1938 Oct 17 AM 10 09 Detroit, Mich. October 13, 1938 Insert Date
“I, Edwin A. Wolf, the insured under policy No. 2451621, issued by The North
This designation became a part of the contract. Thus the policy stood, when insured died on November 10, 1938, at approximately 12:01 A. M. His wife, Charlotte S. Wolf, died twenty-two hours later.
Appellee’s contention is that the right of Charlotte Wolf to one-half of the proceeds of the policy became vested in her upon the death of the insured and that appellee as her personal representative is entitled to recover such share. If this is sound the amount of the recovery under the will of Charlotte S. Wolf would be distributed to her children, Janis and Maurice Harrison.
The District Court found for appellee and upon motion entered a summary judgment in her favor. We concur in the opinion of the District Judge that there is no ambiguity in the contract but we reach a different result.
We must keep in mind at least two general rules applicable to life insurance policies as well as to all other contracts.
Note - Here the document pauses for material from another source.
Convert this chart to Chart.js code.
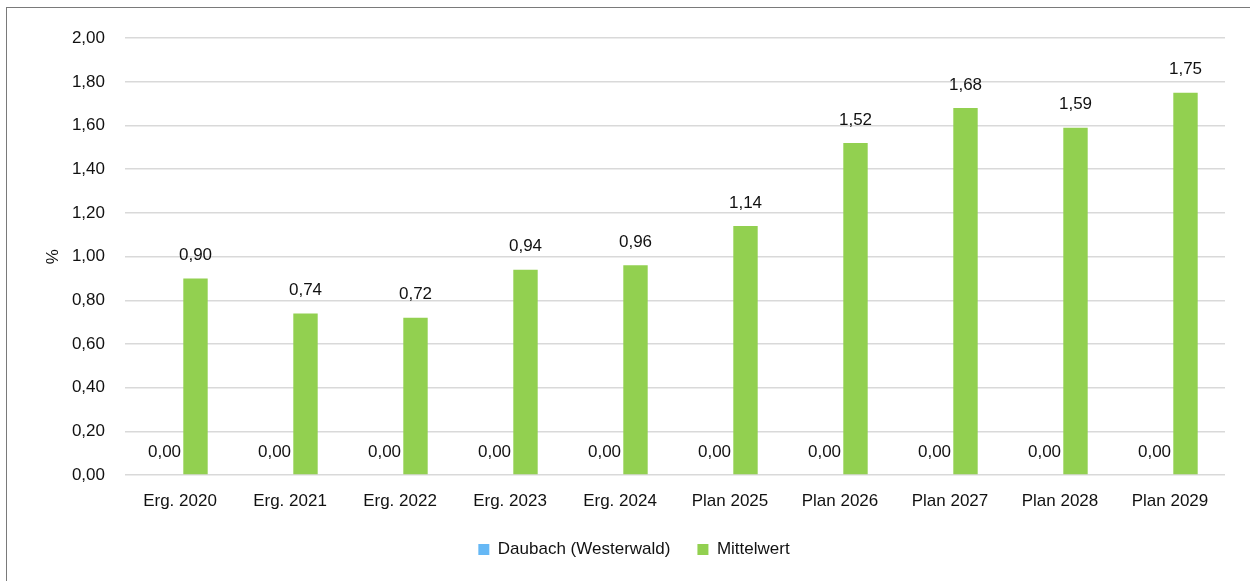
<!DOCTYPE html>
<html>
<head>
<meta charset="utf-8">
<script src="https://cdn.jsdelivr.net/npm/chart.js@4/dist/chart.umd.min.js"></script>
<style>
  html, body { margin: 0; padding: 0; background: #fff; }
  #wrap {
    position: absolute; left: 6px; top: 7px;
    width: 1243px; height: 573px;
    border-left: 1px solid #7a7a7a; border-top: 1px solid #7a7a7a;
  }
  #chart { display: block; }
</style>
</head>
<body>
<div id="wrap"><canvas id="chart" width="1243" height="573"></canvas></div>
<script>
// =========================================================
// DATEN
// =========================================================
const kategorien = ['Erg. 2020', 'Erg. 2021', 'Erg. 2022', 'Erg. 2023', 'Erg. 2024',
                    'Plan 2025', 'Plan 2026', 'Plan 2027', 'Plan 2028', 'Plan 2029'];
const werteDaubach    = [0, 0, 0, 0, 0, 0, 0, 0, 0, 0];
const werteMittelwert = [0.90, 0.74, 0.72, 0.94, 0.96, 1.14, 1.52, 1.68, 1.59, 1.75];

const SCHRIFT = "'Liberation Sans', Arial, sans-serif";
const fmt = v => Number(v).toFixed(2).replace('.', ',');

// Werte-Beschriftung ueber den Balken
const wertLabels = {
    id: 'wertLabels',
    afterDatasetsDraw(chart) {
        const ctx = chart.ctx;
        ctx.save();
        ctx.font = '17px ' + SCHRIFT;
        ctx.fillStyle = '#111';
        ctx.textAlign = 'center';
        ctx.textBaseline = 'middle';
        chart.data.datasets.forEach((ds, i) => {
            const meta = chart.getDatasetMeta(i);
            meta.data.forEach((bar, j) => {
                ctx.fillText(fmt(ds.data[j]), bar.x, bar.y - 23);
            });
        });
        ctx.restore();
    }
};

new Chart(document.getElementById('chart'), {
    type: 'bar',
    data: {
        labels: kategorien,
        datasets: [
            { label: 'Daubach (Westerwald)', data: werteDaubach, backgroundColor: '#66b8f5',
              categoryPercentage: 0.5636, barPercentage: 0.787 },
            { label: 'Mittelwert', data: werteMittelwert, backgroundColor: '#92d050',
              categoryPercentage: 0.5636, barPercentage: 0.787 }
        ]
    },
    options: {
        responsive: false,
        animation: false,
        layout: { padding: { top: 29, right: 25, left: 36, bottom: 13 } },
        plugins: {
            tooltip: { enabled: false },
            legend: {
                position: 'bottom',
                labels: { font: { family: SCHRIFT, size: 17 }, color: '#111',
                          boxWidth: 11, boxHeight: 11, padding: 27 }
            }
        },
        scales: {
            x: {
                grid: { display: false },
                border: { display: false },
                ticks: { font: { family: SCHRIFT, size: 17 }, color: '#111', padding: 8, maxRotation: 0 },
                afterFit: s => { s.height = 39; }
            },
            y: {
                min: 0, max: 2,
                ticks: { stepSize: 0.2, callback: v => fmt(v), font: { family: SCHRIFT, size: 17 },
                         color: '#111', padding: 20 },
                grid: { color: '#d9d9d9', lineWidth: 1.5, drawTicks: false },
                border: { display: false },
                title: { display: true, text: '%', font: { family: SCHRIFT, size: 17 }, color: '#111',
                         padding: { top: 0, bottom: 0 } },
                afterFit: s => { s.width = 82; }
            }
        }
    },
    plugins: [wertLabels]
});
</script>
</body>
</html>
First, the policy must be read as a whole; and second, effect must be given to the plain, ordinary and popular meaning of the language used. This is the law in Michigan (Hall v. Equitable Life Assur. Soc., 295 Mich. 404, 295 N.W. 204), as elsewhere.
Charlotte Wolf was, of course, a direct beneficiary, — but a beneficiary of what? The answer is, that she had a right to receive one-half of the proceeds of the policy. But this right was not unconditional nor unlimited. Even though insured had died, her right to receive the proceeds of the policy was not perfected, because she herself died before the execution and receipt of proof of his death.
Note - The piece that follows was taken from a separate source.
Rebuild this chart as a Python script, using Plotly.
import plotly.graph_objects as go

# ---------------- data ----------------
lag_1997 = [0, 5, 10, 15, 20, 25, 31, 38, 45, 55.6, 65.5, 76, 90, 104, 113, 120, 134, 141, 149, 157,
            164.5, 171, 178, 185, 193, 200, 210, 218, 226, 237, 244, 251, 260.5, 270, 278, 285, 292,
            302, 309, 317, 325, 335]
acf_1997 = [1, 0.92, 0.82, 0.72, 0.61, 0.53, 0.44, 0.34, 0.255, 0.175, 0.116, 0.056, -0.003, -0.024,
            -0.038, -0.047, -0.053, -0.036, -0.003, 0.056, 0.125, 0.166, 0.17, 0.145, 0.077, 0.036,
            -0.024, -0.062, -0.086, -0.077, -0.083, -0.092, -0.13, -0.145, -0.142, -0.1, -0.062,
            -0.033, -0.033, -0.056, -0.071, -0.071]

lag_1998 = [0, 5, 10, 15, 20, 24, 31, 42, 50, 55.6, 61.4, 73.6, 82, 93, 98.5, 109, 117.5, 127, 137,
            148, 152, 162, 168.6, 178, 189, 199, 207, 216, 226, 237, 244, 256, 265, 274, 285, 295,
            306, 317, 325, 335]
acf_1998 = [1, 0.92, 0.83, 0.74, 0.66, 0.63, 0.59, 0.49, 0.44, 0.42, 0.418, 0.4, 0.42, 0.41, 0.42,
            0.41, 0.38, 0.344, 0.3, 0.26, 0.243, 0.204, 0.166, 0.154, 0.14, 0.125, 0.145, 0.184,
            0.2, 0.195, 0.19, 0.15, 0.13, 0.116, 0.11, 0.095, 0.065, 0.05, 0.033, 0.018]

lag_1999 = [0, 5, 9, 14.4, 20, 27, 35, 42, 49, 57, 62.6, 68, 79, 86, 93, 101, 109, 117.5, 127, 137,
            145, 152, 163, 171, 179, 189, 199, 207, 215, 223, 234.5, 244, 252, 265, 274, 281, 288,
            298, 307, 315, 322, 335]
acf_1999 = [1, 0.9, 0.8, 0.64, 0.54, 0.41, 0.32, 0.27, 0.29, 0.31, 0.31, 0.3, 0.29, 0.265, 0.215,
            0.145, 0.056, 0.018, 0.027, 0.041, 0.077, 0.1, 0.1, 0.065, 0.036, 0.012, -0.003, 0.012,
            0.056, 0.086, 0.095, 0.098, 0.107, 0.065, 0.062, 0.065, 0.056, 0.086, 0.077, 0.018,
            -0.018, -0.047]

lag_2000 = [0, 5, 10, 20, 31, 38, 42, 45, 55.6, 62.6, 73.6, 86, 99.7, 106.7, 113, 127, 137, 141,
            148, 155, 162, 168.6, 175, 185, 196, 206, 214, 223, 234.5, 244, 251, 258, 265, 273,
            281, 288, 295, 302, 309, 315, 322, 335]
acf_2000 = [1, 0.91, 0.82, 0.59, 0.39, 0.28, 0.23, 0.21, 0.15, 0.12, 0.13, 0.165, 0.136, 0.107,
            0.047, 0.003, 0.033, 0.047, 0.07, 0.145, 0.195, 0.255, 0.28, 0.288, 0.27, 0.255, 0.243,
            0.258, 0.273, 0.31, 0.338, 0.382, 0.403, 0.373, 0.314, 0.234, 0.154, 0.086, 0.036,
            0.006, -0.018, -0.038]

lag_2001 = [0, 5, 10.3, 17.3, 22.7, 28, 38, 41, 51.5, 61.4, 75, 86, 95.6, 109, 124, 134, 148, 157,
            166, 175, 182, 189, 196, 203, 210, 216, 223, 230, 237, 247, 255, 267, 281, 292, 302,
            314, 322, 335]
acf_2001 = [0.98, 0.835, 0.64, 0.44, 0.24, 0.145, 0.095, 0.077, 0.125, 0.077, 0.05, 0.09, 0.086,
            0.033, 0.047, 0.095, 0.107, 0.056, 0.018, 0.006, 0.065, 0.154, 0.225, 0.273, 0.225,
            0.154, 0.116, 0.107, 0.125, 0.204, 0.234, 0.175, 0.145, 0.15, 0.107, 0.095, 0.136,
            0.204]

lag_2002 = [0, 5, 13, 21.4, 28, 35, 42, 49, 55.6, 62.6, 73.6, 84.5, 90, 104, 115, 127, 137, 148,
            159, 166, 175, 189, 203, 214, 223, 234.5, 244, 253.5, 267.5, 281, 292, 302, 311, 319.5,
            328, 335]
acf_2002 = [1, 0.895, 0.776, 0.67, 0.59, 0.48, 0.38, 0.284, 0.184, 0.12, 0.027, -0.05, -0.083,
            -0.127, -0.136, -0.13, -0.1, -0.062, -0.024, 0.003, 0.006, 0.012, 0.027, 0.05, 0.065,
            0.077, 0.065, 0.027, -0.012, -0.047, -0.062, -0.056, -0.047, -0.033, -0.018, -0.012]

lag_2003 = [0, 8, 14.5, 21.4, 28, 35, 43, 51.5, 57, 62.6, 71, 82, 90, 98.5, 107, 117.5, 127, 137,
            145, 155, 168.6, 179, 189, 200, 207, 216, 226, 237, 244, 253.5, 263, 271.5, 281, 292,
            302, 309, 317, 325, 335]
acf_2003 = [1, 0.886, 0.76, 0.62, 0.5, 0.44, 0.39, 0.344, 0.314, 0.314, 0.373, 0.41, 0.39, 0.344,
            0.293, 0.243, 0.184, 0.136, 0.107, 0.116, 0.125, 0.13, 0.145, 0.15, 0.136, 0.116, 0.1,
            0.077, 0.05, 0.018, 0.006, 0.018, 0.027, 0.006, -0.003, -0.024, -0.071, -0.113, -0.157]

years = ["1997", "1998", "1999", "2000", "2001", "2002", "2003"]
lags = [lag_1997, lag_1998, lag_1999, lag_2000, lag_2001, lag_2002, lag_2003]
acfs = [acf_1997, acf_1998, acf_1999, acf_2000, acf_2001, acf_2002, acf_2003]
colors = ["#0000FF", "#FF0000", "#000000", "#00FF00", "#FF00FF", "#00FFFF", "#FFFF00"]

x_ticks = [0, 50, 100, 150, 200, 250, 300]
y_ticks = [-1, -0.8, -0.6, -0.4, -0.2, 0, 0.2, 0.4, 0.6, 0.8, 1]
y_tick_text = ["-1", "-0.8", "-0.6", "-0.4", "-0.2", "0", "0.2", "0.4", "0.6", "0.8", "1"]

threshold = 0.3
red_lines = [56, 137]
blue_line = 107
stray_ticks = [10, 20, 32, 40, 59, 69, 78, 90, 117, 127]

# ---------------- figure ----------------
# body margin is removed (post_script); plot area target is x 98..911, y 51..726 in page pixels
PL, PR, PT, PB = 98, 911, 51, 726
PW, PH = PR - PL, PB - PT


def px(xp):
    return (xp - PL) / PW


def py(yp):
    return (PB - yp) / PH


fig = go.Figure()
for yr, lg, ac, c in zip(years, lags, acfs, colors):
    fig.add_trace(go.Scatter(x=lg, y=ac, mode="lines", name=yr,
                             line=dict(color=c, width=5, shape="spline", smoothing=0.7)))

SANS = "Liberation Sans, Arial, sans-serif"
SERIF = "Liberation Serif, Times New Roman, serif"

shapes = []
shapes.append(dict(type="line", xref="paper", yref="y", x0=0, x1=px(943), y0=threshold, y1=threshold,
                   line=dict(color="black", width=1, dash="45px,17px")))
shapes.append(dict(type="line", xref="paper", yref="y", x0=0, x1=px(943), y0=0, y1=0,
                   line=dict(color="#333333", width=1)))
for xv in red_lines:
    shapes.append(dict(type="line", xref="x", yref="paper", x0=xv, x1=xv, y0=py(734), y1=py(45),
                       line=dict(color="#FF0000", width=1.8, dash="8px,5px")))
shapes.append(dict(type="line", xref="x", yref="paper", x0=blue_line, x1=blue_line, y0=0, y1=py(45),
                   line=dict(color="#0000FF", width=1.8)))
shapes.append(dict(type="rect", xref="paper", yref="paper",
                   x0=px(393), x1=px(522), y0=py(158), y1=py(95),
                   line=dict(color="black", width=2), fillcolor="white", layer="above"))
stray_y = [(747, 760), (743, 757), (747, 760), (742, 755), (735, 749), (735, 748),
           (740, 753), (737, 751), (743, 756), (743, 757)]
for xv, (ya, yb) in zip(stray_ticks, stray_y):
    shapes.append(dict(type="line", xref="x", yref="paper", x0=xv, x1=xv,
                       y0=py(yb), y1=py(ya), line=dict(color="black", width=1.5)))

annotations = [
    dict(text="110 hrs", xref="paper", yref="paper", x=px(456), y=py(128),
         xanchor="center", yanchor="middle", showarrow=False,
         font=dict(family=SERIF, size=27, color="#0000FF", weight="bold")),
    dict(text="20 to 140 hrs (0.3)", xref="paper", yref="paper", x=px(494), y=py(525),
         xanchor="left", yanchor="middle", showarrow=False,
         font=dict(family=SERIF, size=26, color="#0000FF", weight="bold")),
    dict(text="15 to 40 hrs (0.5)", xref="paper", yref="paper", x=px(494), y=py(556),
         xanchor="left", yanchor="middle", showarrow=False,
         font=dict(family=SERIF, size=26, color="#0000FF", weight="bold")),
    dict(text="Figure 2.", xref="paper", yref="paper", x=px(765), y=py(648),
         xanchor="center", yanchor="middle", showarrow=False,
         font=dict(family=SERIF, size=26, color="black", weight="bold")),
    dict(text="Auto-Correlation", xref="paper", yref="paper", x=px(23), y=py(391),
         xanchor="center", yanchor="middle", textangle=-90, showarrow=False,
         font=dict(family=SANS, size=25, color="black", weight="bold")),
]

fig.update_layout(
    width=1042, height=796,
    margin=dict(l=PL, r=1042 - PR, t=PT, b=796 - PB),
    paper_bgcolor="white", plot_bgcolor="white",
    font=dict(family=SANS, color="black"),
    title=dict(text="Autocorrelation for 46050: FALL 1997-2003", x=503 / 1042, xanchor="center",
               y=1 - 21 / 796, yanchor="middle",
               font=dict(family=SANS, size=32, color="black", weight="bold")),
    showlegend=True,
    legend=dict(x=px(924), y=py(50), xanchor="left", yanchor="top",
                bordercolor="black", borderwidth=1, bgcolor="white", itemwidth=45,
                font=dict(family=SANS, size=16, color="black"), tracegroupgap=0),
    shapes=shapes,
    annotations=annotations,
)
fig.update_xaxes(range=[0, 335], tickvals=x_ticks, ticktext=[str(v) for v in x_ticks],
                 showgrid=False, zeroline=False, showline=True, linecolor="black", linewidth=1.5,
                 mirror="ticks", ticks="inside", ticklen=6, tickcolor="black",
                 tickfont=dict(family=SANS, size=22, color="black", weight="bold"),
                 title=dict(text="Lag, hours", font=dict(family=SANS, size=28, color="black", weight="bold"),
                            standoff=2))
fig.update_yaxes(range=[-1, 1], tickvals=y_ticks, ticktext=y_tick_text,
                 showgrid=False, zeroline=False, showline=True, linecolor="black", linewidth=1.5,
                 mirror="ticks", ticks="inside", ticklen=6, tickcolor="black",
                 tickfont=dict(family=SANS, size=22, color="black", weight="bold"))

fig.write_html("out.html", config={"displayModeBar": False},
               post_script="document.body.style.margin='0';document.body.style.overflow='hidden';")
But, this to one side, her right to receive any unpaid share of the proceeds of the policy terminated with her death. This is unquestionably true because the designation of beneficiaries must be read as a whole and in the event of her death “such share as she would have been entitled to receive” became payable to the Wolf children. The insured was fully authorized under paragraph 2 of clause 11 above quoted to designate the Wolf children as contingent beneficiaries and to fix their interest. He did this in simple language, easily understood. Appellant so understood and when the policy became payable, made settlement accordingly. It is now called upon to pay again.
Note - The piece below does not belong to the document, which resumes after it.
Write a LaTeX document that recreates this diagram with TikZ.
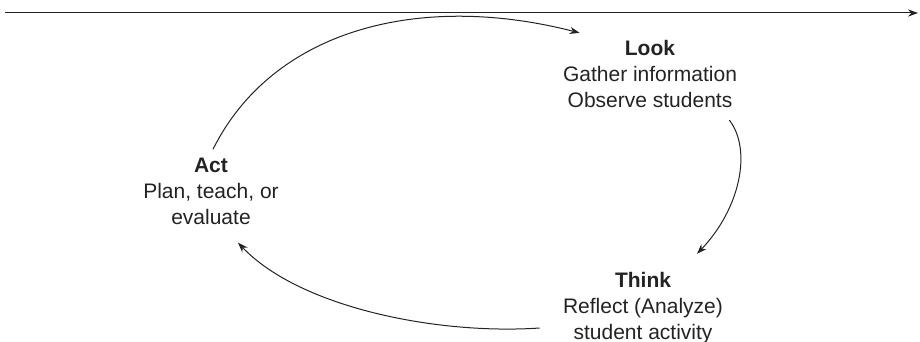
\documentclass[tikz,border=0pt]{standalone}
\usepackage{fontspec}
\setmainfont{Liberation Sans}
\usepackage{xcolor}
\usepackage{tikz}
\usetikzlibrary{arrows.meta, positioning, calc}
\definecolor{cycink}{RGB}{35, 35, 35}

\begin{document}
\begin{tikzpicture}[
    x=0.5pt, y=-0.5pt,
    stage/.style={align=center, text=cycink, inner sep=3pt,
                  font=\fontsize{10.5}{13}\selectfont},
    arr/.style={-{Stealth[length=5pt, width=3.6pt]}, draw=cycink, line width=0.5pt},
  ]
    \useasboundingbox (0,0) rectangle (920,342);
    % Time line across the top
    \coordinate (tstart) at (5,13);
    \coordinate (tend)   at (918,13);
    \draw[arr] (tstart) -- (tend);
    % Three stages of the cycle
    \node[stage] (look)  at (650, 74)  {\textbf{Look}\\Gather information\\Observe students};
    \node[stage] (think) at (643, 308) {\textbf{Think}\\Reflect (Analyze)\\student activity};
    \node[stage] (act)   at (211, 191) {\textbf{Act}\\Plan, teach, or\\evaluate};

    \draw[arr] ($(act.north)+(2,-2)$) .. controls +(60,-120) and +(-160,-41) .. ($(look.north west)+(23,-1)$);
    \draw[arr] ($(look.south east)+(-14,6)$) .. controls +(23,30) and +(43,-45) .. ($(think.north)+(54,-12)$);
    \draw[arr] ($(think.west)+(-17,20)$) .. controls +(-102,7) and +(62,65) .. ($(act.south)+(27,12)$);
  \end{tikzpicture}
\end{document}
To adopt appellee’s insistence that Charlotte Wolf became vested with the right, title and ownership of one-half of the proceeds of the policy upon the death of the insured would be to rewrite the designation of beneficiaries. We would in effect, after the name Charlotte Wolf in the last sentence, insert the words “before the death of insured.” But the insured made no such limitation. The change would constitute a material alteration which we are not authorized to make.
We are not called upon to search for the insured’s intention. It is clearly expressed over his own signature. If it were necessary to look for the reason for his action it could probably be found in the natural instinct to protect, first, his widow during her life-time, and second his own rather than his step-children [see Northwestern Mut. Life Ins. Co. v. Greiner, 115 Mich. 639, 74 N.W. 187], or, in the possible contingency that the interest of his widow, Charlotte, would pass to his sister, Florence, as provided in clause 11, unless he otherwise directed. The same possibility “unless otherwise directed by the insured” lurks in clause 3 above quoted.
It is urged that the court erred in directing a summary judgment. The rule involved is 56(e), Federal Rules of Civil Procedure, 28 U.S.C.A. following section 723c.
Assuming that we are correct in the view we have taken, we need not consider the point. If the judgment was erroneous it should be set aside regardless of the method pursued. The question will not again arise. “The case involves only propositions of law.” Forged Steel Wheel Co. v. Lewellyn, 251 U.S. 511, 516, 40 S. Ct. 285, 287, 64 L.Ed. 380. There are no questions of fact to be retried.
The judgment is reversed and the case remanded to the District Court with directions to dismiss.